The outcome of the Jones-McLaughlin race will have implications far beyond North Carolina’s 3rd District. Whether Jones survives his primary will say much about the prospects for meaningful bipartisan consensus on Iraq. Despite the war's growing unpopularity and the increasing doubts about it even among Republican legislators, fewer than 10 of them, in both houses combined, vote for antiwar legislation on a regular basis.

A victory for Jones might embolden fellow Republicans such as his North Carolina colleague Howard Coble, who has made pro-withdrawal statements but seldom backed them up with votes, to start taking action, and further divide Republicans on the war issue. But a win by McLaughlin would probably keep GOP legislators, caught between a base that wants to stay the course and a broader electorate that has turned against the war, from splintering much further.
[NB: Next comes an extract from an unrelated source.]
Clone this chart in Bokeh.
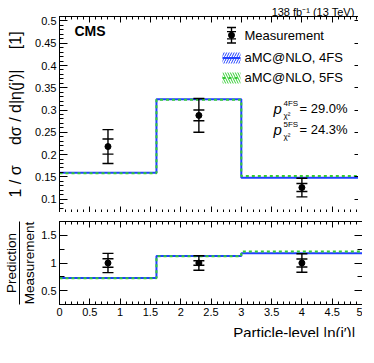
from bokeh.plotting import figure
from bokeh.layouts import column
from bokeh.models import (Range1d, LinearAxis, SingleIntervalTicker, FixedTicker, Spacer,
                          CustomJSTickFormatter, NumeralTickFormatter)
from bokeh.core.properties import value
from bokeh.embed import file_html
from bokeh.resources import INLINE

# ---------------- data ----------------
bin_edges = [0.0, 1.6, 3.0, 5.0]
bin_centers = [0.8, 2.3, 4.0]
meas = [0.218, 0.288, 0.126]
meas_err_inner = [0.017, 0.012, 0.009]
meas_err_outer = [0.038, 0.038, 0.021]
pred_4fs = [0.159, 0.324, 0.148]
pred_5fs = [0.158, 0.323, 0.152]
legend_labels = ["Measurement", "aMC@NLO, 4FS", "aMC@NLO, 5FS"]
pchi2_schemes = ["4FS", "5FS"]
pchi2_values = ["29.0%", "24.3%"]
lumi_text = "138 fb\u207b\u00b9 (13 TeV)"
x_label = "Particle-level |\u03b7(j\u2032)|"
y_label_top = "1 / \u03c3\u2003 d\u03c3 / d|\u03b7(j\u2032)|\u2003 [1]"
ratio_num, ratio_den = "Prediction", "Measurement"

# ---------------- style / layout ----------------
FONT = "Liberation Sans"
BLUE = "#2040ff"
GREEN = "#33cc33"
W = 358
HEAD_H, FOOT_H = 16, 19
FRAME_W = 303
FRAME_H_TOP, FRAME_H_BOT = 196, 83
X0, X1 = 0.0, 5.0
YT0, YT1 = 0.07, 0.51
YB0, YB1 = 0.25, 1.75


# positions measured on the reference picture (pixels) -> data units of the top panel
def ref_x(px):
    return (px - 60.0) / 60.6


def ref_y(py):
    return 0.5 - (py - 19.3) / 490.0


def ref_dy(dpx):
    return dpx / 490.0


def style_axis(ax):
    ax.axis_line_color = "black"
    ax.axis_line_width = 1
    ax.major_tick_line_color = "black"
    ax.minor_tick_line_color = "black"
    ax.axis_label_text_font = FONT
    ax.axis_label_text_font_style = "normal"
    ax.axis_label_text_color = "black"


def make_axis(interval, nminor, labeled, maj_in, min_in, fmt=None):
    ax = LinearAxis(ticker=SingleIntervalTicker(interval=interval, num_minor_ticks=nminor))
    style_axis(ax)
    ax.major_tick_in = maj_in
    ax.major_tick_out = 0
    ax.minor_tick_in = min_in
    ax.minor_tick_out = 0
    if labeled:
        ax.formatter = fmt
        ax.major_label_text_font = FONT
        ax.major_label_text_font_size = "11px"
        ax.major_label_text_color = "black"
        ax.major_label_standoff = 3
    else:
        ax.formatter = CustomJSTickFormatter(code="return ''")
        ax.major_label_text_font_size = "0px"
        ax.major_label_standoff = 0
    return ax


def base_fig(fh, yr):
    f = figure(frame_width=FRAME_W, frame_height=fh, x_range=Range1d(X0, X1), y_range=Range1d(*yr),
               output_backend="svg", toolbar_location=None,
               x_axis_location=None, y_axis_location=None, min_border=0)
    f.grid.visible = False
    f.outline_line_color = None
    f.background_fill_color = "white"
    f.border_fill_color = "white"
    return f


def strip_fig(h):
    # a plain strip (pixel units) for the texts above and below the panels
    f = figure(width=W, height=h, x_range=Range1d(0, W), y_range=Range1d(0, h),
               output_backend="svg", toolbar_location=None,
               x_axis_location=None, y_axis_location=None, min_border=0)
    f.frame_align = False
    f.grid.visible = False
    f.outline_line_color = None
    f.background_fill_color = "white"
    f.border_fill_color = "white"
    return f


# ---------------- header (lumi) ----------------
head = strip_fig(HEAD_H)
head.text(x=[W - 4], y=[4.5], text=[lumi_text], text_align="right", text_baseline="alphabetic",
          text_font=value(FONT), text_font_size="11px", text_color="black")

# ---------------- top panel ----------------
top = base_fig(FRAME_H_TOP, (YT0, YT1))
ly_ax = make_axis(0.05, 5, True, 8, 4, NumeralTickFormatter(format="0.[00]"))
ly_ax.axis_label = y_label_top
ly_ax.axis_label_text_font_size = "16px"
ly_ax.axis_label_standoff = 8
top.add_layout(ly_ax, "left")
top.add_layout(make_axis(0.05, 5, False, 8, 4), "right")
top.add_layout(make_axis(0.5, 5, False, 6, 3), "below")
top.add_layout(make_axis(0.5, 5, False, 6, 3), "above")

top.step(x=bin_edges, y=pred_4fs + [pred_4fs[-1]], mode="after", line_color=BLUE, line_width=2)
top.step(x=bin_edges, y=pred_5fs + [pred_5fs[-1]], mode="after", line_color=GREEN,
         line_width=2, line_dash="3 3")

lo_o = [m - e for m, e in zip(meas, meas_err_outer)]
hi_o = [m + e for m, e in zip(meas, meas_err_outer)]
lo_i = [m - e for m, e in zip(meas, meas_err_inner)]
hi_i = [m + e for m, e in zip(meas, meas_err_inner)]
top.segment(x0=bin_centers, y0=lo_o, x1=bin_centers, y1=hi_o, line_color="black", line_width=1.4)
for ys in (lo_o, hi_o, lo_i, hi_i):
    top.scatter(bin_centers, ys, marker="dash", size=11, line_color="black", line_width=1.4)
top.scatter(bin_centers, meas, marker="circle", size=6, color="black")

# CMS label
top.text(x=[ref_x(75)], y=[ref_y(30)], text=["CMS"], text_font=value(FONT),
         text_font_style="bold", text_font_size="14px", text_baseline="middle", text_color="black")

# legend
lx_mark = ref_x(232)
lx_text = ref_x(245)
ly = [ref_y(35), ref_y(60), ref_y(82)]
d8, d4 = ref_dy(8.5), ref_dy(4)
top.segment(x0=[lx_mark], y0=[ly[0] - d8], x1=[lx_mark], y1=[ly[0] + d8], line_color="black", line_width=1.4)
top.scatter([lx_mark] * 4, [ly[0] - d8, ly[0] + d8, ly[0] - d4, ly[0] + d4], marker="dash",
            size=9, line_color="black", line_width=1.4)
top.scatter([lx_mark], [ly[0]], size=6, color="black")
bh = ref_dy(6)
bx0, bx1 = ref_x(223), ref_x(241)
top.quad(left=[bx0], right=[bx1], bottom=[ly[1] - bh], top=[ly[1] + bh], fill_color=None,
         line_color=None, hatch_pattern="/", hatch_color=BLUE, hatch_scale=5, hatch_weight=1)
top.segment(x0=[bx0], y0=[ly[1]], x1=[bx1], y1=[ly[1]], line_color=BLUE, line_width=2)
top.quad(left=[bx0], right=[bx1], bottom=[ly[2] - bh], top=[ly[2] + bh], fill_color=None,
         line_color=None, hatch_pattern="\\", hatch_color=GREEN, hatch_scale=5, hatch_weight=1)
top.segment(x0=[bx0], y0=[ly[2]], x1=[bx1], y1=[ly[2]], line_color=GREEN, line_width=2, line_dash="3 3")
top.text(x=[lx_text] * 3, y=ly, text=legend_labels, text_font=value(FONT), text_font_size="13px",
         text_baseline="middle", text_color="black")

# p-values
py = [ref_y(116), ref_y(139)]
top.text(x=[ref_x(274)] * 2, y=py, text=["p", "p"], text_font=value(FONT), text_font_style="italic",
         text_font_size="15px", text_baseline="middle", text_color="black")
top.text(x=[ref_x(284)] * 2, y=[v + ref_dy(6) for v in py], text=pchi2_schemes,
         text_font=value(FONT), text_font_size="8px", text_baseline="middle", text_color="black")
top.text(x=[ref_x(284)] * 2, y=[v - ref_dy(7) for v in py], text=["\u03c7\u00b2"] * 2,
         text_font=value(FONT), text_font_size="8px", text_baseline="middle", text_color="black")
top.text(x=[ref_x(300)] * 2, y=py, text=["= " + v for v in pchi2_values], text_font=value(FONT),
         text_font_size="13px", text_baseline="middle", text_color="black")

# ---------------- ratio panel ----------------
bot = base_fig(FRAME_H_BOT, (YB0, YB1))
lb_ax = make_axis(0.5, 2, True, 8, 5, NumeralTickFormatter(format="0.[0]"))
lb_ax.axis_label = ratio_den
lb_ax.axis_label_text_font_size = "13.5px"
lb_ax.axis_label_standoff = 1
bot.add_layout(lb_ax, "left")
# outer left axis: its line is the fraction bar, its label the numerator
frac_ax = LinearAxis(ticker=FixedTicker(ticks=[]))
style_axis(frac_ax)
frac_ax.major_tick_in = 0
frac_ax.major_tick_out = 0
frac_ax.minor_tick_in = 0
frac_ax.minor_tick_out = 0
frac_ax.major_label_text_font_size = "0px"
frac_ax.major_label_standoff = 0
frac_ax.axis_label = ratio_num
frac_ax.axis_label_text_font_size = "13.5px"
frac_ax.axis_label_standoff = 1
bot.add_layout(frac_ax, "left")
bot.add_layout(make_axis(0.5, 2, False, 8, 5), "right")
bot.add_layout(make_axis(0.5, 5, True, 6, 3, NumeralTickFormatter(format="0.[0]")), "below")
bot.add_layout(make_axis(0.5, 5, False, 6, 3), "above")

r4 = [p / m for p, m in zip(pred_4fs, meas)]
r5 = [p / m for p, m in zip(pred_5fs, meas)]
bot.step(x=bin_edges, y=r4 + [r4[-1]], mode="after", line_color=BLUE, line_width=2)
bot.step(x=bin_edges, y=r5 + [r5[-1]], mode="after", line_color=GREEN, line_width=2, line_dash="3 3")
ones = [m / m for m in meas]
rlo_o = [1 - e / m for m, e in zip(meas, meas_err_outer)]
rhi_o = [1 + e / m for m, e in zip(meas, meas_err_outer)]
rlo_i = [1 - e / m for m, e in zip(meas, meas_err_inner)]
rhi_i = [1 + e / m for m, e in zip(meas, meas_err_inner)]
bot.segment(x0=bin_centers, y0=rlo_o, x1=bin_centers, y1=rhi_o, line_color="black", line_width=1.4)
for ys in (rlo_o, rhi_o, rlo_i, rhi_i):
    bot.scatter(bin_centers, ys, marker="dash", size=11, line_color="black", line_width=1.4)
bot.scatter(bin_centers, ones, marker="circle", size=6, color="black")

# ---------------- footer (x-axis title) ----------------
foot = strip_fig(FOOT_H)
foot.text(x=[W - 3], y=[5], text=[x_label], text_align="right", text_baseline="alphabetic",
          text_font=value(FONT), text_font_size="15px", text_color="black")

layout = column(head, top, Spacer(height=9), bot, foot)
open("out.html", "w").write(file_html(layout, INLINE))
It's already true that the handful of Republicans opposed to the war didn't do noticeably better in last year's elections than their pro-war colleagues.

This primary fight will also test the GOP's openness to debate on Iraq and the Bush approach to foreign policy more generally. If dissent can't be tolerated from a congressman as conservative and congenial to military culture as Jones, then it will say much about Republican priorities.

Jones doesn't seem worried. "I support the troops," he says. "I just question the policy." He stops to talk about the more than 6,400 two-page letters he has written to the families of service members killed in Iraq and Afghanistan. The congressman signs each letter. He expresses confidence that more Republicans will come around to his way of thinking on Iraq, but either way he knows what he has to do.

"I sign the letters every weekend," Jones says. "That's my mea culpa." Many opponents of the war, like his colleague Abercrombie who calls him "the conscience of this Congress," have embraced Jones' new antiwar advocacy. We'll soon see if military and Republican voters in North Carolina's 3rd District will, too.